Drop every picture, then transcribe the remaining data exactly.

• Dataset section:
——————

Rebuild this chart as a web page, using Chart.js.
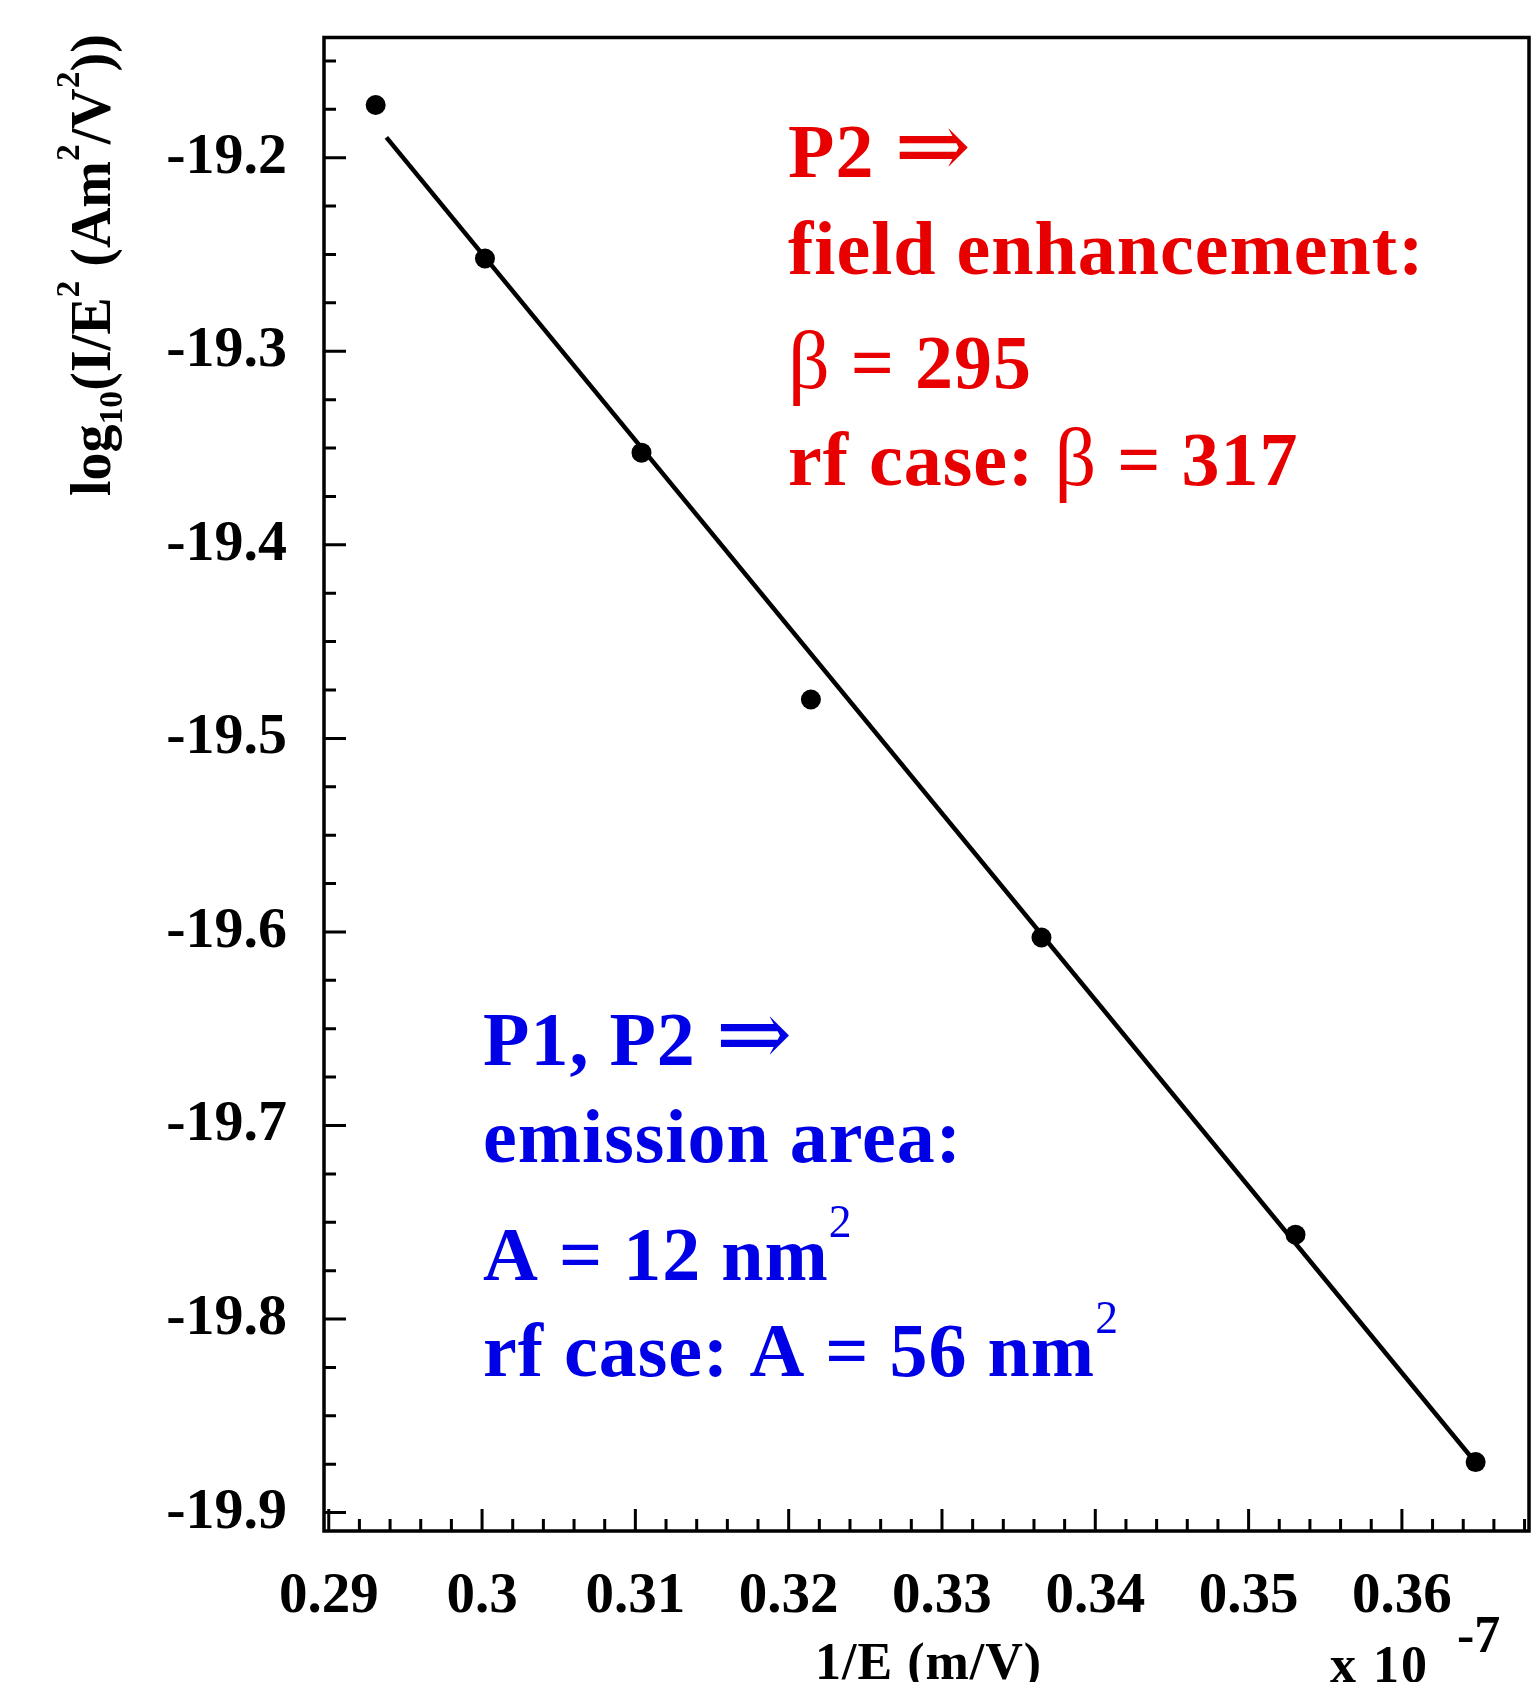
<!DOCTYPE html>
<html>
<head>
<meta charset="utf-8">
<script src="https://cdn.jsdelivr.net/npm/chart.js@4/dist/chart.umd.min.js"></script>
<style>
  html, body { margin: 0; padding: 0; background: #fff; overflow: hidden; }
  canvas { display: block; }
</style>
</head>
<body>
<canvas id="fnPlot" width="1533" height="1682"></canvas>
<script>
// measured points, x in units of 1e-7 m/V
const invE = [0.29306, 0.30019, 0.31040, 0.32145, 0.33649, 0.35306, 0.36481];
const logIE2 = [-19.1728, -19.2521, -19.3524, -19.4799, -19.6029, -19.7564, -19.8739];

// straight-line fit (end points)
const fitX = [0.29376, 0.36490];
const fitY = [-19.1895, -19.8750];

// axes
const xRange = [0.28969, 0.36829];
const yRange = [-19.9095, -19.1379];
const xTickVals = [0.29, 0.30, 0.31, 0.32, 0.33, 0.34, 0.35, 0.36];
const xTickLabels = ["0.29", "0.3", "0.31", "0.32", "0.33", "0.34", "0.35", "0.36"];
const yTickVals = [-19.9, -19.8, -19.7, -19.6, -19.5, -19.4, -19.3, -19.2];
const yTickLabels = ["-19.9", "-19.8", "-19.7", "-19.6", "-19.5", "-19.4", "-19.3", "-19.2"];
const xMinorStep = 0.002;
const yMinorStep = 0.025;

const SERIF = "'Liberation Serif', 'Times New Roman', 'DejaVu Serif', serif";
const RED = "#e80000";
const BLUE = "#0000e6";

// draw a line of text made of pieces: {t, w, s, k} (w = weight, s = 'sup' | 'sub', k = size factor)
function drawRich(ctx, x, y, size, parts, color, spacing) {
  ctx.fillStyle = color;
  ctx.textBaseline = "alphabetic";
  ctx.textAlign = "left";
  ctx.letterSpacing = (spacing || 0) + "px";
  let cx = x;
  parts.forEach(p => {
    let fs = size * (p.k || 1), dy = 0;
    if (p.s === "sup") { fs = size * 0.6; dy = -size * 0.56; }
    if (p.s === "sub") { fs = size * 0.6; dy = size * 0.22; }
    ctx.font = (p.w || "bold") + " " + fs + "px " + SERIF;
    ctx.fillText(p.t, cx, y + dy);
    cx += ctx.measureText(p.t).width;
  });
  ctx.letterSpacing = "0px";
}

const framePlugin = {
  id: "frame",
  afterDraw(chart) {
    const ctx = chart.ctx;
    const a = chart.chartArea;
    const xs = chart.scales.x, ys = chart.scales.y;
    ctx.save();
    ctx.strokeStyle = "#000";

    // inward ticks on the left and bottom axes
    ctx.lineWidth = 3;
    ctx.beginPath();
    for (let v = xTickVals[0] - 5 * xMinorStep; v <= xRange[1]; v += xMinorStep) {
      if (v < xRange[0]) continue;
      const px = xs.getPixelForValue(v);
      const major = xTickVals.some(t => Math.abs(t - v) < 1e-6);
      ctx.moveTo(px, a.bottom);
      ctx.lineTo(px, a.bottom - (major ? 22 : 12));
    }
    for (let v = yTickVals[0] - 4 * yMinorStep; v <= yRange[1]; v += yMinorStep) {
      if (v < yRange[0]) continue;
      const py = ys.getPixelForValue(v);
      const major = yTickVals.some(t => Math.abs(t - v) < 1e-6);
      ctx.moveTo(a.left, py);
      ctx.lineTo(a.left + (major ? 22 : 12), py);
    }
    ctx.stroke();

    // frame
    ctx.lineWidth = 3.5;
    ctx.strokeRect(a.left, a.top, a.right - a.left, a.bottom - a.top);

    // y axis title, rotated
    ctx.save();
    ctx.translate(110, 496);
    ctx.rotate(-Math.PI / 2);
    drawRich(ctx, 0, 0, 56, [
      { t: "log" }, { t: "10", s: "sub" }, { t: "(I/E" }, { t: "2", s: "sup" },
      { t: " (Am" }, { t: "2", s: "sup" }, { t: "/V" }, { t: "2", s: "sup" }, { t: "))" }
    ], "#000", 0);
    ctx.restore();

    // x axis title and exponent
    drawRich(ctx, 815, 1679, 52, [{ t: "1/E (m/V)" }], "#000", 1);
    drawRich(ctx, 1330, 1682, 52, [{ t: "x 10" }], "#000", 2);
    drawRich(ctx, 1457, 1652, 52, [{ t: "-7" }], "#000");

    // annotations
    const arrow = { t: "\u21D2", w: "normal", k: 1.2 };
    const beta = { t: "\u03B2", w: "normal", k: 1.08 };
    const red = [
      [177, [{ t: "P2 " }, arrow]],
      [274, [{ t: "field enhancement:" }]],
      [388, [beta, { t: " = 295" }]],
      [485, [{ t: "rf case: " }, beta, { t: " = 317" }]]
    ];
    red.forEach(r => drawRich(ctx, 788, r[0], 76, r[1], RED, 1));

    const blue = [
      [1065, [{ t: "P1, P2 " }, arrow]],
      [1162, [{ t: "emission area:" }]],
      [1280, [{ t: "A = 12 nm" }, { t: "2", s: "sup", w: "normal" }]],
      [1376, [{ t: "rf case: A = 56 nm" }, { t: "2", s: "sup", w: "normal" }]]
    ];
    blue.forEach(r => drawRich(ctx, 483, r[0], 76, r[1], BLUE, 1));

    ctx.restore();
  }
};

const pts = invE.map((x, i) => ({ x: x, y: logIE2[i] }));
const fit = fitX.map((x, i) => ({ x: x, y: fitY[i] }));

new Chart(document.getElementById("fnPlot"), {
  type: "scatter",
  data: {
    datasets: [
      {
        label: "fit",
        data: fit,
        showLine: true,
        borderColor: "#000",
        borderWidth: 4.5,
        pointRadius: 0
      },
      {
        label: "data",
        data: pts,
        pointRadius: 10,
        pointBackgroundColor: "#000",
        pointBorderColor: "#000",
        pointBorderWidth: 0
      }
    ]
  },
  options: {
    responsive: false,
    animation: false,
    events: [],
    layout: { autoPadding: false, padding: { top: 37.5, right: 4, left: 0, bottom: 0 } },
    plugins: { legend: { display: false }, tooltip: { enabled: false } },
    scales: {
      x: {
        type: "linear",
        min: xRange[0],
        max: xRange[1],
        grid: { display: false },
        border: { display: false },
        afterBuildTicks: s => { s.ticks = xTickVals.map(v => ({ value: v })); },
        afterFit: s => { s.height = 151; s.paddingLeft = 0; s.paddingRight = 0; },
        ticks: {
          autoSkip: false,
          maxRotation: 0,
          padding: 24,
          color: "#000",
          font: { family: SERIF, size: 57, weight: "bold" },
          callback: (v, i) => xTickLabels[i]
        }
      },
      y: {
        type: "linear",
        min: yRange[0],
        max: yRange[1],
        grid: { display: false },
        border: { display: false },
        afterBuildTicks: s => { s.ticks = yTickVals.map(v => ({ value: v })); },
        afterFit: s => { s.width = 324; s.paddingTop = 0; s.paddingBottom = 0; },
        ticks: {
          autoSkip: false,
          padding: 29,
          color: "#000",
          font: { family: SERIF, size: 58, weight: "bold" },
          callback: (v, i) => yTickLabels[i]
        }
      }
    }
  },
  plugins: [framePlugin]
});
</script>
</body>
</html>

——————

• Exercise answer:
Rebuild this chart as a web page, using Chart.js.
<!DOCTYPE html>
<html>
<head>
<meta charset="utf-8">
<script src="https://cdn.jsdelivr.net/npm/chart.js@4/dist/chart.umd.min.js"></script>
<style>
  html, body { margin: 0; padding: 0; background: #fff; overflow: hidden; }
  canvas { display: block; }
</style>
</head>
<body>
<canvas id="fnPlot" width="1533" height="1682"></canvas>
<script>
// measured points, x in units of 1e-7 m/V
const invE = [0.29306, 0.30019, 0.31040, 0.32145, 0.33649, 0.35306, 0.36481];
const logIE2 = [-19.1728, -19.2521, -19.3524, -19.4799, -19.6029, -19.7564, -19.8739];

// straight-line fit (end points)
const fitX = [0.29376, 0.36490];
const fitY = [-19.1895, -19.8750];

// axes
const xRange = [0.28969, 0.36829];
const yRange = [-19.9095, -19.1379];
const xTickVals = [0.29, 0.30, 0.31, 0.32, 0.33, 0.34, 0.35, 0.36];
const xTickLabels = ["0.29", "0.3", "0.31", "0.32", "0.33", "0.34", "0.35", "0.36"];
const yTickVals = [-19.9, -19.8, -19.7, -19.6, -19.5, -19.4, -19.3, -19.2];
const yTickLabels = ["-19.9", "-19.8", "-19.7", "-19.6", "-19.5", "-19.4", "-19.3", "-19.2"];
const xMinorStep = 0.002;
const yMinorStep = 0.025;

const SERIF = "'Liberation Serif', 'Times New Roman', 'DejaVu Serif', serif";
const RED = "#e80000";
const BLUE = "#0000e6";

// draw a line of text made of pieces: {t, w, s, k} (w = weight, s = 'sup' | 'sub', k = size factor)
function drawRich(ctx, x, y, size, parts, color, spacing) {
  ctx.fillStyle = color;
  ctx.textBaseline = "alphabetic";
  ctx.textAlign = "left";
  ctx.letterSpacing = (spacing || 0) + "px";
  let cx = x;
  parts.forEach(p => {
    let fs = size * (p.k || 1), dy = 0;
    if (p.s === "sup") { fs = size * 0.6; dy = -size * 0.56; }
    if (p.s === "sub") { fs = size * 0.6; dy = size * 0.22; }
    ctx.font = (p.w || "bold") + " " + fs + "px " + SERIF;
    ctx.fillText(p.t, cx, y + dy);
    cx += ctx.measureText(p.t).width;
  });
  ctx.letterSpacing = "0px";
}

const framePlugin = {
  id: "frame",
  afterDraw(chart) {
    const ctx = chart.ctx;
    const a = chart.chartArea;
    const xs = chart.scales.x, ys = chart.scales.y;
    ctx.save();
    ctx.strokeStyle = "#000";

    // inward ticks on the left and bottom axes
    ctx.lineWidth = 3;
    ctx.beginPath();
    for (let v = xTickVals[0] - 5 * xMinorStep; v <= xRange[1]; v += xMinorStep) {
      if (v < xRange[0]) continue;
      const px = xs.getPixelForValue(v);
      const major = xTickVals.some(t => Math.abs(t - v) < 1e-6);
      ctx.moveTo(px, a.bottom);
      ctx.lineTo(px, a.bottom - (major ? 22 : 12));
    }
    for (let v = yTickVals[0] - 4 * yMinorStep; v <= yRange[1]; v += yMinorStep) {
      if (v < yRange[0]) continue;
      const py = ys.getPixelForValue(v);
      const major = yTickVals.some(t => Math.abs(t - v) < 1e-6);
      ctx.moveTo(a.left, py);
      ctx.lineTo(a.left + (major ? 22 : 12), py);
    }
    ctx.stroke();

    // frame
    ctx.lineWidth = 3.5;
    ctx.strokeRect(a.left, a.top, a.right - a.left, a.bottom - a.top);

    // y axis title, rotated
    ctx.save();
    ctx.translate(110, 496);
    ctx.rotate(-Math.PI / 2);
    drawRich(ctx, 0, 0, 56, [
      { t: "log" }, { t: "10", s: "sub" }, { t: "(I/E" }, { t: "2", s: "sup" },
      { t: " (Am" }, { t: "2", s: "sup" }, { t: "/V" }, { t: "2", s: "sup" }, { t: "))" }
    ], "#000", 0);
    ctx.restore();

    // x axis title and exponent
    drawRich(ctx, 815, 1679, 52, [{ t: "1/E (m/V)" }], "#000", 1);
    drawRich(ctx, 1330, 1682, 52, [{ t: "x 10" }], "#000", 2);
    drawRich(ctx, 1457, 1652, 52, [{ t: "-7" }], "#000");

    // annotations
    const arrow = { t: "\u21D2", w: "normal", k: 1.2 };
    const beta = { t: "\u03B2", w: "normal", k: 1.08 };
    const red = [
      [177, [{ t: "P2 " }, arrow]],
      [274, [{ t: "field enhancement:" }]],
      [388, [beta, { t: " = 295" }]],
      [485, [{ t: "rf case: " }, beta, { t: " = 317" }]]
    ];
    red.forEach(r => drawRich(ctx, 788, r[0], 76, r[1], RED, 1));

    const blue = [
      [1065, [{ t: "P1, P2 " }, arrow]],
      [1162, [{ t: "emission area:" }]],
      [1280, [{ t: "A = 12 nm" }, { t: "2", s: "sup", w: "normal" }]],
      [1376, [{ t: "rf case: A = 56 nm" }, { t: "2", s: "sup", w: "normal" }]]
    ];
    blue.forEach(r => drawRich(ctx, 483, r[0], 76, r[1], BLUE, 1));

    ctx.restore();
  }
};

const pts = invE.map((x, i) => ({ x: x, y: logIE2[i] }));
const fit = fitX.map((x, i) => ({ x: x, y: fitY[i] }));

new Chart(document.getElementById("fnPlot"), {
  type: "scatter",
  data: {
    datasets: [
      {
        label: "fit",
        data: fit,
        showLine: true,
        borderColor: "#000",
        borderWidth: 4.5,
        pointRadius: 0
      },
      {
        label: "data",
        data: pts,
        pointRadius: 10,
        pointBackgroundColor: "#000",
        pointBorderColor: "#000",
        pointBorderWidth: 0
      }
    ]
  },
  options: {
    responsive: false,
    animation: false,
    events: [],
    layout: { autoPadding: false, padding: { top: 37.5, right: 4, left: 0, bottom: 0 } },
    plugins: { legend: { display: false }, tooltip: { enabled: false } },
    scales: {
      x: {
        type: "linear",
        min: xRange[0],
        max: xRange[1],
        grid: { display: false },
        border: { display: false },
        afterBuildTicks: s => { s.ticks = xTickVals.map(v => ({ value: v })); },
        afterFit: s => { s.height = 151; s.paddingLeft = 0; s.paddingRight = 0; },
        ticks: {
          autoSkip: false,
          maxRotation: 0,
          padding: 24,
          color: "#000",
          font: { family: SERIF, size: 57, weight: "bold" },
          callback: (v, i) => xTickLabels[i]
        }
      },
      y: {
        type: "linear",
        min: yRange[0],
        max: yRange[1],
        grid: { display: false },
        border: { display: false },
        afterBuildTicks: s => { s.ticks = yTickVals.map(v => ({ value: v })); },
        afterFit: s => { s.width = 324; s.paddingTop = 0; s.paddingBottom = 0; },
        ticks: {
          autoSkip: false,
          padding: 29,
          color: "#000",
          font: { family: SERIF, size: 58, weight: "bold" },
          callback: (v, i) => yTickLabels[i]
        }
      }
    }
  },
  plugins: [framePlugin]
});
</script>
</body>
</html>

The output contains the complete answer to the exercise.